Biden's Bipartisan Infrastructure Bill is a Stealth Victory

Progressive critics should check their math

Left-wing critics have panned Biden’s Bipartisan Infrastructure Bill, claiming that he caved too quickly to GOP and Moderate Democrat demands to whittle down his American Jobs Plan from $2.3 Trillion to just $550 Billion. But when you crunch the numbers and look at the big picture, the Biden administration actually pulled off a massive political win.

Biden initially proposed a bill called the American Jobs Plan, sometimes referred to as the “infrastructure bill.” But this bill didn’t just invest in infrastructure like roads, broadband, and bridges. It invested in, some might say, unrelated areas, like veterans, education, climate, and home healthcare. In fact, the plan contained just ~$725 Billion of what most people would consider to be “infrastructure.

In order to pass in Congress, the bill would need the support of at least 10 GOP Senators to break the filibuster. But for many in the GOP, anything unrelated to “infrastructure” was a non-starter.

Instead, the GOP proposed an infrastructure-only bill with just $250 Billion of new investments.
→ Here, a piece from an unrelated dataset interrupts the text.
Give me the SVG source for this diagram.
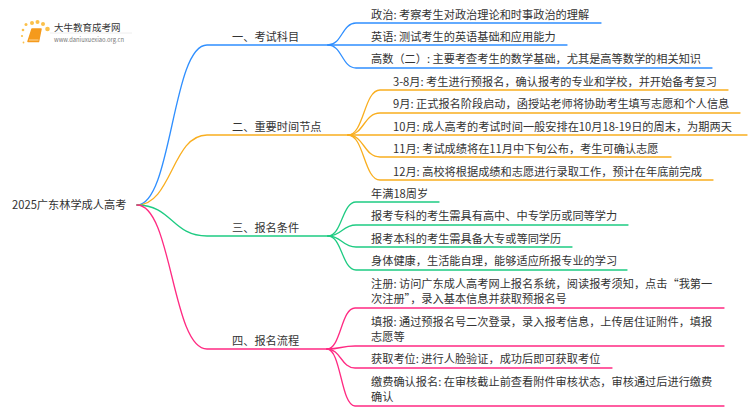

Through negotiation, Biden was able to work the GOP up to $330 Billion, then to $380 Billion, and ultimately struck a deal with the help of moderate Democrats for some ~$550 Billion in infrastructure investments.

Now, at 550, Biden gets about 70% of the infrastructure dollars he wanted. But this $550 Billion number is a bit misleading too. It does not include so-called “baseline” spending, which is spending that was previously allocated by Congress, if not yet passed. This is partially a mistake, as it obscures the true increase in infrastructure funding.

Congress was already looking to pass surface transportation funding, as it does every five years. Critics might not want to include this as “new” spending. But here’s the rub, this Congress, under Biden, had raised surface spending allocations by a third. That is, funding rose from a total of $275 Billion in the last bill to about $400 Billion in this bill.

It makes sense to consider the additional $125 Billion as “new investments.” That pushes Biden’s infrastructure funding to some ~$657 Billion, or about 90% of hard infrastructure spending initially proposed.

Further, consider that the American Jobs Plan called for that funding over eight years, while the Bipartisan Bill funds them over just five years. Far from caving to the GOP, Biden actually obtained over 100% of the infrastructure funding he sought.

Meanwhile, items of the Biden agenda that couldn’t get any bipartisan support were shifted to a Democrats-only reconciliation bill that, in some form or another, will likely pass.

In total, Federal infrastructure investments will more than triple in the next five years, and although the funding mechanism isn’t ideal, it marks a significant win for Biden and America. This win is even more extraordinary considering that President Trump was unable to get his own infrastructure bill passed, a campaign promise, even as his party had control of all branches of Congress.

Progressives who believe that Biden caved to establishment interests ought to check their math.